The junior, which owns exploration licences immediately next to Kabanga, where it has identified mineralised nickel and copper bearing sulphide veins, was up almost 14% this morning on the open as investors gave it the BHP bump.


The world’s largest nickel sulphide development project

Previously owned by Glencore and Barrick and abandoned when the nickel price took a dive, Kabanga’s revival appears to have come at the right time.

Nickel prices are hovering just under a very economic US$21,000/t, with major deficits forecast to emerge over the course of the next decade as demand for the stainless steel ingredient is increasingly provided by the EV and battery market.

Only some nickel can currently be sold into that market without absorbing huge costs. High grade sulphides like those at Kabanga are the cheapest and most efficient to convert into battery chemicals.

BHP already mines and processes these into nickel sulphates for NCM lithium ion batteries at its Nickel West business in WA, and having sold out of its oil and gas and coal assets in the past year, has made investing in battery metals nickel and copper one of its long term priorities.

By any measure Kabanga is a monster. It contains 58Mt of resources at an average nickel grade of 2.62%, up to an even higher equivalent of 3.14% when copper and cobalt credits are included.

That makes around 1.86Mt of nickel metal, more than three times the total of nickel sulphides in Chalice Mining’s Gonneville discovery, the largest nickel sulphide find globally in two decades.

With a DFS due this year, Kabanga anticipates entering production in 2025, turning out around 65,000t of nickel metal equivalent (40kt nickel, 6kt copper and 3kt cobalt) for 30-plus years.

That’s a project of significant scale, around 1.5 times the size and three times the longevity of IGO’s Nova nickel-copper mine. The BHP investment values Kabanga at US$658 million all up.

The orebody at Kabanga North is so deep already at 1.2km that the company uses Eiffel Towers at its chosen unit of measurement.

Eiffel Tower versus nickel mine
Eiffel Towers, a unit of measurement since today. Pic: Kabanga Nickel

Kabanga CEO Chris Showalter said BHP’s investment highlighted the world class nature of the deposit and “its importance in helping meet the crucial decarbonisation challenge facing the world today”.

“BHP is the ideal partner for Kabanga Nickel, bringing significant advantages and expertise that will enable us to move ahead with the project,” he said.

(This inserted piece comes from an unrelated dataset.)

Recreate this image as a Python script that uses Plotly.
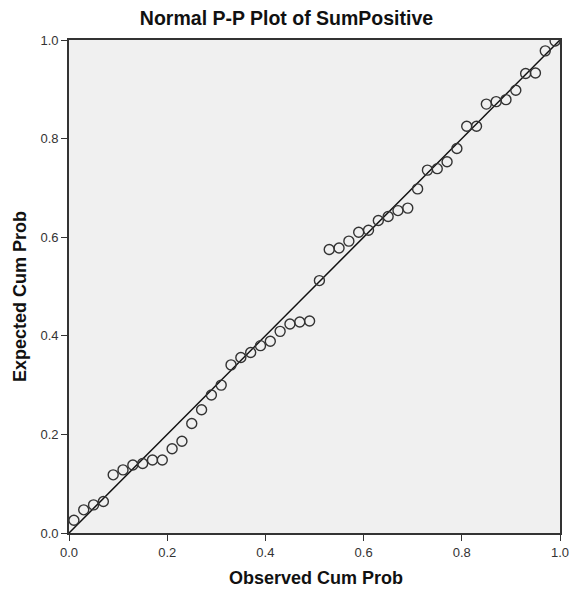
import plotly.graph_objects as go

observed = [(i + 0.5) / 50 for i in range(50)]
expected = [0.026, 0.047, 0.057, 0.064, 0.118, 0.128, 0.138, 0.141, 0.148, 0.148,
            0.171, 0.186, 0.222, 0.250, 0.280, 0.300, 0.341, 0.356, 0.366, 0.380,
            0.389, 0.409, 0.424, 0.428, 0.430, 0.512, 0.575, 0.578, 0.592, 0.610,
            0.614, 0.634, 0.642, 0.654, 0.659, 0.698, 0.736, 0.739, 0.753, 0.780,
            0.825, 0.825, 0.870, 0.875, 0.879, 0.898, 0.932, 0.933, 0.978, 0.998]
ref_line = [0.0, 1.0]
tick_vals = [0.0, 0.2, 0.4, 0.6, 0.8, 1.0]
tick_text = ["0.0", "0.2", "0.4", "0.6", "0.8", "1.0"]

FONT = "Liberation Sans, Arial"
W, H = 573, 589
L, R, T, B = 69, 13, 40, 56
PW, PH = W - L - R, H - T - B

fig = go.Figure()
fig.add_trace(go.Scatter(x=ref_line, y=ref_line, mode="lines",
                         line=dict(color="#111111", width=1.5), hoverinfo="skip"))
fig.add_trace(go.Scatter(x=observed, y=expected, mode="markers",
                         marker=dict(symbol="circle-open", size=10,
                                     color="#333333", line=dict(width=1.4))))

axis_common = dict(range=[0, 1], tickvals=tick_vals, ticktext=tick_text,
                   automargin=False,
                   showgrid=False, zeroline=False, ticks="outside", ticklen=6,
                   tickcolor="#333333", tickwidth=1.2, showline=True, linecolor="#333333",
                   linewidth=1.8, mirror=True,
                   tickfont=dict(family=FONT, size=13, color="#333333"))

fig.update_layout(
    width=W, height=H,
    margin=dict(l=L, r=R, t=T, b=B),
    paper_bgcolor="white", plot_bgcolor="#f0f0f0",
    showlegend=False,
    title=dict(text="<b>Normal P-P Plot of SumPositive</b>", x=0.5, xanchor="center",
               y=1 - 18 / H, yanchor="middle", automargin=False,
               font=dict(family=FONT, size=19.5, color="#111111")),
    xaxis=axis_common,
    yaxis=axis_common,
    annotations=[
        dict(text="<b>Observed Cum Prob</b>", xref="paper", yref="paper",
             x=(316 - L) / PW, y=(H - B - 578) / PH, xanchor="center", yanchor="middle",
             showarrow=False, font=dict(family=FONT, size=18, color="#111111")),
        dict(text="<b>Expected Cum Prob</b>", xref="paper", yref="paper",
             x=(20 - L) / PW, y=(H - B - 297) / PH, xanchor="center", yanchor="middle",
             textangle=-90, showarrow=False,
             font=dict(family=FONT, size=18, color="#111111")),
    ],
)

fig.write_html("out.html")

“BHP’s investment reflects the project’s strong ESG credentials and its role in improving environmental performance throughout the nickel value chain.”

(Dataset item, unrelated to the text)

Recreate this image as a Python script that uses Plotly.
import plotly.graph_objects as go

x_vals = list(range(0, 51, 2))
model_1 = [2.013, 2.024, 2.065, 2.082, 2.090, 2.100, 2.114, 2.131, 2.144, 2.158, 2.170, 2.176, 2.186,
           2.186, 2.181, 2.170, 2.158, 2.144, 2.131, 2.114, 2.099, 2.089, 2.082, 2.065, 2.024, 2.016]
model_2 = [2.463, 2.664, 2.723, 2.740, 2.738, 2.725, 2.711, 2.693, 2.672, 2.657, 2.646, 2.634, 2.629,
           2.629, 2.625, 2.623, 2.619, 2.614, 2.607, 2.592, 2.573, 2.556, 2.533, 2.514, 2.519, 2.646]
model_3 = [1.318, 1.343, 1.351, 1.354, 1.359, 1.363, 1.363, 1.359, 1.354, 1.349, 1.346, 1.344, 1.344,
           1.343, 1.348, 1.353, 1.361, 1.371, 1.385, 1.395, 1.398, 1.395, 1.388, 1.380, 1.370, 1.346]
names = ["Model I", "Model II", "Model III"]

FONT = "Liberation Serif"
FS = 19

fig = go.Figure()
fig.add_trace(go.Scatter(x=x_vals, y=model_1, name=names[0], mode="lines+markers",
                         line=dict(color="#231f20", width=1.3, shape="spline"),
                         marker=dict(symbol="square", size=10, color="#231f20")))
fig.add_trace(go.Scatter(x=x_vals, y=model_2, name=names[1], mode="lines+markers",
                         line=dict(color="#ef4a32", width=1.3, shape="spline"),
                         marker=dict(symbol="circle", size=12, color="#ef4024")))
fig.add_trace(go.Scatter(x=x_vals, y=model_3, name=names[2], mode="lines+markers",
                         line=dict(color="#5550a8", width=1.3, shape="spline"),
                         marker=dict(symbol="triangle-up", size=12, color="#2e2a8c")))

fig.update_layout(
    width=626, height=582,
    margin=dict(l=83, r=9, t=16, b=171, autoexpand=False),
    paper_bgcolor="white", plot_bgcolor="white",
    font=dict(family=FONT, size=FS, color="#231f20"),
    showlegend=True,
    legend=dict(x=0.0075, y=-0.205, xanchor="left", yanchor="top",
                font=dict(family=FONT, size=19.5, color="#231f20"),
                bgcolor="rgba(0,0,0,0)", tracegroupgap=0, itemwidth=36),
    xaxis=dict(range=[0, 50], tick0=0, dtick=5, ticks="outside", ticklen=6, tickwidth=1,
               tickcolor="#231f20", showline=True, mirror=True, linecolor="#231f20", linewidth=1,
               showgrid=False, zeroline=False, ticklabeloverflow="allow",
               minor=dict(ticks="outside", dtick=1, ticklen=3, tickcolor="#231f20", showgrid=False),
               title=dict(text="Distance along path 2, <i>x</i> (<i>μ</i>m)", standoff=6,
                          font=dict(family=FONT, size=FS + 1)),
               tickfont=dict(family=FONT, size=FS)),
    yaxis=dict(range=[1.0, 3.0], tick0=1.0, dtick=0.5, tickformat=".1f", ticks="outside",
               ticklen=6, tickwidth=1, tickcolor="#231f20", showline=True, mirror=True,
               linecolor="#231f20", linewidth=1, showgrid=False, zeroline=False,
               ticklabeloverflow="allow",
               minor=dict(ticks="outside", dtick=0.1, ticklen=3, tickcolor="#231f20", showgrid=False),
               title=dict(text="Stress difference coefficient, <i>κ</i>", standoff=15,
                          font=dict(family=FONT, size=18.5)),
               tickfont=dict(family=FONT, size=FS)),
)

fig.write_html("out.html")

The news came the same day Tesla announced a deal to purchase 75,000t of future nickel production over six years from a JV between TSX-listed Talon Metals and Rio Tinto (ASX:RIO) in Minnesota, the EV giant’s first deal to secure a US-based supply of the metal.


Kabanga deal share prices today:




Rio Tinto starts electric rail journey

Rio will become the second iron ore major to roll out battery electric locomotives at its Pilbara mines, after Fortescue Metals Group (ASX:FMG) announced a similar initiative last week.

The move was foreshadowed by iron ore boss Simon Trott in a speech last month and comes after the mining powerhouse announced last year it would invest US$7.5 billion this decade in decarbonisation efforts at its mine sites and smelters.

Rio has agreed to buy four 7MWh FLXdrive battery-electric locomotives from Wabtec Corporation in the USA, where they will be manufactured in 2023 before heading to site for trials in 2024.

The company estimates it would reduce its diesel emissions by 30% annually if it is able to switch its entire Pilbara rail network to battery electric.

The trains will use a system known as regenerative braking, meaning after being initially recharged at charging stations at the mine and port, the train’s own energy will be used to recharge the batteries during transit.

Rio’s managing director of port, rail and core services Richard Cohen said it was an important early step.

“Our partnership with Wabtec is an investment in innovation and an acknowledgement of the need to increase the pace of our decarbonisation efforts,” he said.

“Battery-electric locomotives offer significant potential for emissions reduction in the near term as we seek to reduce our Scope 1 & 2 carbon emissions in the Pilbara by 50 per cent by 2030.”